#### [PROMPT]
Give back every line exactly as it appears, pictures excluded.

##### DATA TO PROCESS #####

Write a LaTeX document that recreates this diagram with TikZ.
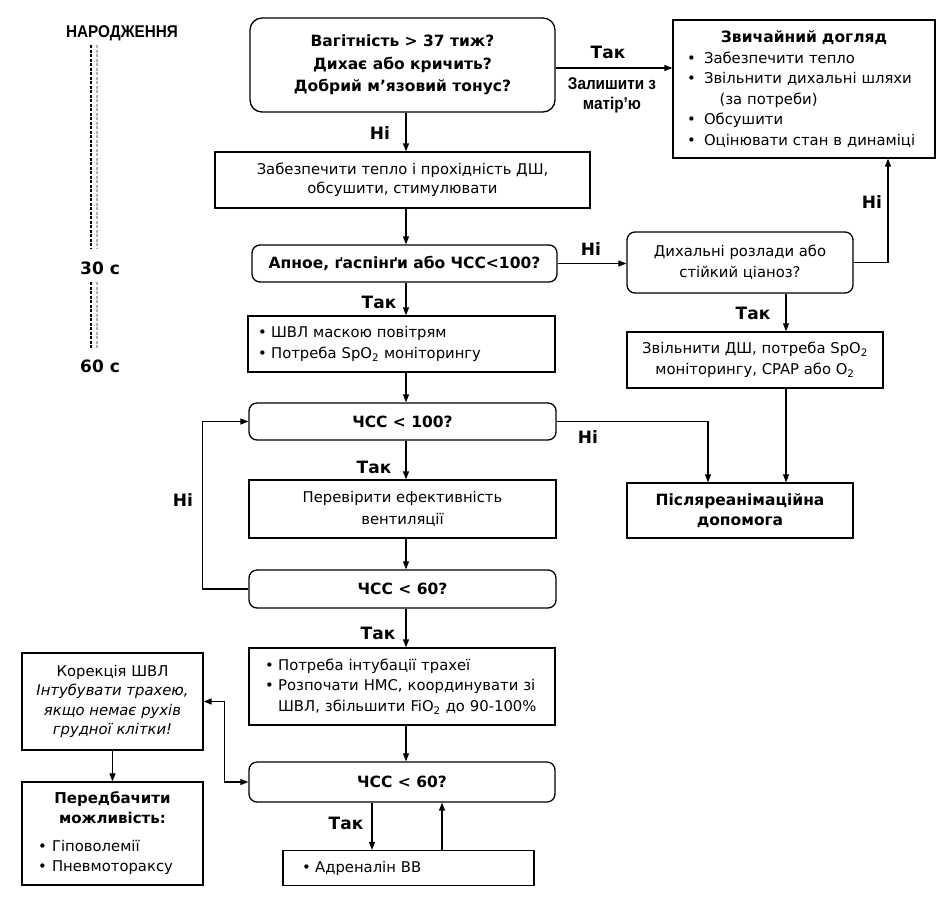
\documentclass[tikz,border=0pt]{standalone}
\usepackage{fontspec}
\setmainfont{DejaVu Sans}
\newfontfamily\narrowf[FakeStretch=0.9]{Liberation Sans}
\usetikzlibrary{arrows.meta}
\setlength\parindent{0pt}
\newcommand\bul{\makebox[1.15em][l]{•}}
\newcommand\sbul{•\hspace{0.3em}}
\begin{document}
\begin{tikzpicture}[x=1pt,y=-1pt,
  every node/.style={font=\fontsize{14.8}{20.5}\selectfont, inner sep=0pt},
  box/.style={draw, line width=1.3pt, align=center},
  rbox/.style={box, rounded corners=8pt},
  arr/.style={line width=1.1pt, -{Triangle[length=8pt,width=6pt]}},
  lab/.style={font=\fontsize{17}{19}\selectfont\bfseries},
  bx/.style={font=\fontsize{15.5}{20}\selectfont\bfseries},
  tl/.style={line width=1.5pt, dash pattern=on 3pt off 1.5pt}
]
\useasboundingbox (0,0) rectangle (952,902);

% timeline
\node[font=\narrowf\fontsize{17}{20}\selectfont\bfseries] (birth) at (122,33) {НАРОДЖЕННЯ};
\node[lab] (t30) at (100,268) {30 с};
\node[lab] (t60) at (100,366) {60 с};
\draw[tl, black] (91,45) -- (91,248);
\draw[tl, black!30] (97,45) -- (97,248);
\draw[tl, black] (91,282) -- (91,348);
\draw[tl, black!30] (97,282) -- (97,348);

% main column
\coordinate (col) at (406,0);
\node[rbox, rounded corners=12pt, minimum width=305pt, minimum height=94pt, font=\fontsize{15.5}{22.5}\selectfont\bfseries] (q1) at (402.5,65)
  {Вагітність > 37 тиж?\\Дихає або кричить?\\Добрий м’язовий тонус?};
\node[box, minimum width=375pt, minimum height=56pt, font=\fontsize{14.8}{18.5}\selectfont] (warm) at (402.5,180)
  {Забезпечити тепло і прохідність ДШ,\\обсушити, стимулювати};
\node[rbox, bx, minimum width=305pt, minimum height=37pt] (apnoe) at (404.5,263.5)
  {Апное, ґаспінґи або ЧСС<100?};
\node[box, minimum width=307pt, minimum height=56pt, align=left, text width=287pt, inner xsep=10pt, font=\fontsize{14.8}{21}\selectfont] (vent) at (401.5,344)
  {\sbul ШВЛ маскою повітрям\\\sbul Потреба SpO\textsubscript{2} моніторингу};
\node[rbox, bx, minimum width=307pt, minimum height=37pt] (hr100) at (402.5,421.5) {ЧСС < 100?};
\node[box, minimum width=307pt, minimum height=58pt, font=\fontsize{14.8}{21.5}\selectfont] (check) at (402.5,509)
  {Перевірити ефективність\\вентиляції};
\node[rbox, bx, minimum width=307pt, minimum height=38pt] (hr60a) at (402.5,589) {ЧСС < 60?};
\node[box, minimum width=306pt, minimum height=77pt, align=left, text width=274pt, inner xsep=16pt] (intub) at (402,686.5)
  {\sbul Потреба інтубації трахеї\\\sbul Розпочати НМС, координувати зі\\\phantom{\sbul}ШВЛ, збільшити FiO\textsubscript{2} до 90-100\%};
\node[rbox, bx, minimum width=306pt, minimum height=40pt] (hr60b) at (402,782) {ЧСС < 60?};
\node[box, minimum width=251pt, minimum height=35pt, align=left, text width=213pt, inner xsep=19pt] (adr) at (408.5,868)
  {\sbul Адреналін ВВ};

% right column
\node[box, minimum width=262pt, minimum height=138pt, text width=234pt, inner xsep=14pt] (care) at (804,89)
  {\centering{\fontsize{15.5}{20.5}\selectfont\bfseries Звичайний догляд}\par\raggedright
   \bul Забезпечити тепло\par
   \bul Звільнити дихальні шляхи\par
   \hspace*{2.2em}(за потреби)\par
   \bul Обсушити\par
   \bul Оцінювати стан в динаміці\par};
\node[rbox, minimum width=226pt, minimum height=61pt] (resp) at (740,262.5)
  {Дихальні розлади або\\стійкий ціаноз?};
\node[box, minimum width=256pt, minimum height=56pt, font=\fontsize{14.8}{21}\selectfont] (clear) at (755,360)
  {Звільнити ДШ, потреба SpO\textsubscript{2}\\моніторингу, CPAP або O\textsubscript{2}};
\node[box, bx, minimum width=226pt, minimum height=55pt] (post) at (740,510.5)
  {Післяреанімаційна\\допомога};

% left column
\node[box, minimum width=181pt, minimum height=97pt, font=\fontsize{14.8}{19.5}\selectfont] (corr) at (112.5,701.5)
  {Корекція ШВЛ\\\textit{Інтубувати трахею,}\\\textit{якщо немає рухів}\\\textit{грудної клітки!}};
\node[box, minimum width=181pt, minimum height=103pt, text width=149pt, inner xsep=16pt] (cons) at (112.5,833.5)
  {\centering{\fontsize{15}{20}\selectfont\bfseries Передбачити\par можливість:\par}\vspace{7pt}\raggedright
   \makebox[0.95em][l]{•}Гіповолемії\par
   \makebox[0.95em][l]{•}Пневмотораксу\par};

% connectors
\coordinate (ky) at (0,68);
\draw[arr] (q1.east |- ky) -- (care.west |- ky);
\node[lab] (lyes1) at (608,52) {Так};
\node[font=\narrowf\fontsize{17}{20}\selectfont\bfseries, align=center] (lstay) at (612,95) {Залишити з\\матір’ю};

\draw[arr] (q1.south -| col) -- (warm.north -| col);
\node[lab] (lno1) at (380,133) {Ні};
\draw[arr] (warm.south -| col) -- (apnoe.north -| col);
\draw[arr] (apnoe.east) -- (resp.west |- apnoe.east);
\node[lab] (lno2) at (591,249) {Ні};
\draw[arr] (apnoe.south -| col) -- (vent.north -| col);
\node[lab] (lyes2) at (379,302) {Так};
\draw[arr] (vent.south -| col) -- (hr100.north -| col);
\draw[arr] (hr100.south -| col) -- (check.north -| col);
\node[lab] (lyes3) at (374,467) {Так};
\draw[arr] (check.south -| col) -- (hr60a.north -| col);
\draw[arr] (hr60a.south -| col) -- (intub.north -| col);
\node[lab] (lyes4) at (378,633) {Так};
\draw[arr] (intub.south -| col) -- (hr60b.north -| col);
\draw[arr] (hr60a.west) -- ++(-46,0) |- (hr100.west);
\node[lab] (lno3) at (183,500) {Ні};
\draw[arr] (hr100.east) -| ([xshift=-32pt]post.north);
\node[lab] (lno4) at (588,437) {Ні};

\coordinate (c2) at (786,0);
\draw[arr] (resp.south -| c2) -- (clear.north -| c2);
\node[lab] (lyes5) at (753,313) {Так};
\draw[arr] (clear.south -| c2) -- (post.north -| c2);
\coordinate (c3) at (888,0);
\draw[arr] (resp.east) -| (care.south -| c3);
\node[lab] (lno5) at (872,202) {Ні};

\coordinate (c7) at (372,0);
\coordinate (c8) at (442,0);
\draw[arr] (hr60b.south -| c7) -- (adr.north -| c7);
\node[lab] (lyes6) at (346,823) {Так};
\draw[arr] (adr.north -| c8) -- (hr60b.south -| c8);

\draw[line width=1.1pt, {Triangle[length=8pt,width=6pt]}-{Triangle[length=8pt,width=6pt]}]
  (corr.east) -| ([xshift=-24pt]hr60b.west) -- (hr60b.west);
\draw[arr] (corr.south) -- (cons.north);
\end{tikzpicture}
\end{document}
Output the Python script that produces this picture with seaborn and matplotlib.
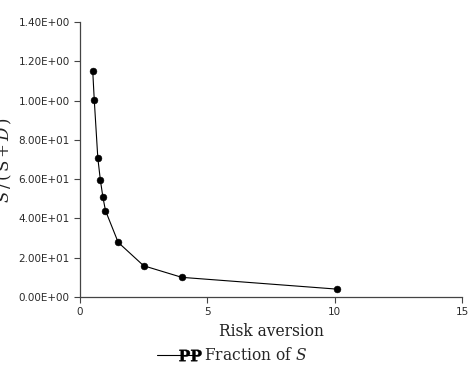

#####

#### [ANSWER TO THIS EXERCISE]
Write a LaTeX document that recreates this diagram with TikZ.
\documentclass[tikz,border=0pt]{standalone}
\usepackage{fontspec}
\setmainfont{DejaVu Sans}
\newfontfamily\narrowf[FakeStretch=0.9]{Liberation Sans}
\usetikzlibrary{arrows.meta}
\setlength\parindent{0pt}
\newcommand\bul{\makebox[1.15em][l]{•}}
\newcommand\sbul{•\hspace{0.3em}}
\begin{document}
\begin{tikzpicture}[x=1pt,y=-1pt,
  every node/.style={font=\fontsize{14.8}{20.5}\selectfont, inner sep=0pt},
  box/.style={draw, line width=1.3pt, align=center},
  rbox/.style={box, rounded corners=8pt},
  arr/.style={line width=1.1pt, -{Triangle[length=8pt,width=6pt]}},
  lab/.style={font=\fontsize{17}{19}\selectfont\bfseries},
  bx/.style={font=\fontsize{15.5}{20}\selectfont\bfseries},
  tl/.style={line width=1.5pt, dash pattern=on 3pt off 1.5pt}
]
\useasboundingbox (0,0) rectangle (952,902);

% timeline
\node[font=\narrowf\fontsize{17}{20}\selectfont\bfseries] (birth) at (122,33) {НАРОДЖЕННЯ};
\node[lab] (t30) at (100,268) {30 с};
\node[lab] (t60) at (100,366) {60 с};
\draw[tl, black] (91,45) -- (91,248);
\draw[tl, black!30] (97,45) -- (97,248);
\draw[tl, black] (91,282) -- (91,348);
\draw[tl, black!30] (97,282) -- (97,348);

% main column
\coordinate (col) at (406,0);
\node[rbox, rounded corners=12pt, minimum width=305pt, minimum height=94pt, font=\fontsize{15.5}{22.5}\selectfont\bfseries] (q1) at (402.5,65)
  {Вагітність > 37 тиж?\\Дихає або кричить?\\Добрий м’язовий тонус?};
\node[box, minimum width=375pt, minimum height=56pt, font=\fontsize{14.8}{18.5}\selectfont] (warm) at (402.5,180)
  {Забезпечити тепло і прохідність ДШ,\\обсушити, стимулювати};
\node[rbox, bx, minimum width=305pt, minimum height=37pt] (apnoe) at (404.5,263.5)
  {Апное, ґаспінґи або ЧСС<100?};
\node[box, minimum width=307pt, minimum height=56pt, align=left, text width=287pt, inner xsep=10pt, font=\fontsize{14.8}{21}\selectfont] (vent) at (401.5,344)
  {\sbul ШВЛ маскою повітрям\\\sbul Потреба SpO\textsubscript{2} моніторингу};
\node[rbox, bx, minimum width=307pt, minimum height=37pt] (hr100) at (402.5,421.5) {ЧСС < 100?};
\node[box, minimum width=307pt, minimum height=58pt, font=\fontsize{14.8}{21.5}\selectfont] (check) at (402.5,509)
  {Перевірити ефективність\\вентиляції};
\node[rbox, bx, minimum width=307pt, minimum height=38pt] (hr60a) at (402.5,589) {ЧСС < 60?};
\node[box, minimum width=306pt, minimum height=77pt, align=left, text width=274pt, inner xsep=16pt] (intub) at (402,686.5)
  {\sbul Потреба інтубації трахеї\\\sbul Розпочати НМС, координувати зі\\\phantom{\sbul}ШВЛ, збільшити FiO\textsubscript{2} до 90-100\%};
\node[rbox, bx, minimum width=306pt, minimum height=40pt] (hr60b) at (402,782) {ЧСС < 60?};
\node[box, minimum width=251pt, minimum height=35pt, align=left, text width=213pt, inner xsep=19pt] (adr) at (408.5,868)
  {\sbul Адреналін ВВ};

% right column
\node[box, minimum width=262pt, minimum height=138pt, text width=234pt, inner xsep=14pt] (care) at (804,89)
  {\centering{\fontsize{15.5}{20.5}\selectfont\bfseries Звичайний догляд}\par\raggedright
   \bul Забезпечити тепло\par
   \bul Звільнити дихальні шляхи\par
   \hspace*{2.2em}(за потреби)\par
   \bul Обсушити\par
   \bul Оцінювати стан в динаміці\par};
\node[rbox, minimum width=226pt, minimum height=61pt] (resp) at (740,262.5)
  {Дихальні розлади або\\стійкий ціаноз?};
\node[box, minimum width=256pt, minimum height=56pt, font=\fontsize{14.8}{21}\selectfont] (clear) at (755,360)
  {Звільнити ДШ, потреба SpO\textsubscript{2}\\моніторингу, CPAP або O\textsubscript{2}};
\node[box, bx, minimum width=226pt, minimum height=55pt] (post) at (740,510.5)
  {Післяреанімаційна\\допомога};

% left column
\node[box, minimum width=181pt, minimum height=97pt, font=\fontsize{14.8}{19.5}\selectfont] (corr) at (112.5,701.5)
  {Корекція ШВЛ\\\textit{Інтубувати трахею,}\\\textit{якщо немає рухів}\\\textit{грудної клітки!}};
\node[box, minimum width=181pt, minimum height=103pt, text width=149pt, inner xsep=16pt] (cons) at (112.5,833.5)
  {\centering{\fontsize{15}{20}\selectfont\bfseries Передбачити\par можливість:\par}\vspace{7pt}\raggedright
   \makebox[0.95em][l]{•}Гіповолемії\par
   \makebox[0.95em][l]{•}Пневмотораксу\par};

% connectors
\coordinate (ky) at (0,68);
\draw[arr] (q1.east |- ky) -- (care.west |- ky);
\node[lab] (lyes1) at (608,52) {Так};
\node[font=\narrowf\fontsize{17}{20}\selectfont\bfseries, align=center] (lstay) at (612,95) {Залишити з\\матір’ю};

\draw[arr] (q1.south -| col) -- (warm.north -| col);
\node[lab] (lno1) at (380,133) {Ні};
\draw[arr] (warm.south -| col) -- (apnoe.north -| col);
\draw[arr] (apnoe.east) -- (resp.west |- apnoe.east);
\node[lab] (lno2) at (591,249) {Ні};
\draw[arr] (apnoe.south -| col) -- (vent.north -| col);
\node[lab] (lyes2) at (379,302) {Так};
\draw[arr] (vent.south -| col) -- (hr100.north -| col);
\draw[arr] (hr100.south -| col) -- (check.north -| col);
\node[lab] (lyes3) at (374,467) {Так};
\draw[arr] (check.south -| col) -- (hr60a.north -| col);
\draw[arr] (hr60a.south -| col) -- (intub.north -| col);
\node[lab] (lyes4) at (378,633) {Так};
\draw[arr] (intub.south -| col) -- (hr60b.north -| col);
\draw[arr] (hr60a.west) -- ++(-46,0) |- (hr100.west);
\node[lab] (lno3) at (183,500) {Ні};
\draw[arr] (hr100.east) -| ([xshift=-32pt]post.north);
\node[lab] (lno4) at (588,437) {Ні};

\coordinate (c2) at (786,0);
\draw[arr] (resp.south -| c2) -- (clear.north -| c2);
\node[lab] (lyes5) at (753,313) {Так};
\draw[arr] (clear.south -| c2) -- (post.north -| c2);
\coordinate (c3) at (888,0);
\draw[arr] (resp.east) -| (care.south -| c3);
\node[lab] (lno5) at (872,202) {Ні};

\coordinate (c7) at (372,0);
\coordinate (c8) at (442,0);
\draw[arr] (hr60b.south -| c7) -- (adr.north -| c7);
\node[lab] (lyes6) at (346,823) {Так};
\draw[arr] (adr.north -| c8) -- (hr60b.south -| c8);

\draw[line width=1.1pt, {Triangle[length=8pt,width=6pt]}-{Triangle[length=8pt,width=6pt]}]
  (corr.east) -| ([xshift=-24pt]hr60b.west) -- (hr60b.west);
\draw[arr] (corr.south) -- (cons.north);
\end{tikzpicture}
\end{document}
Output the Python script that produces this picture with seaborn and matplotlib.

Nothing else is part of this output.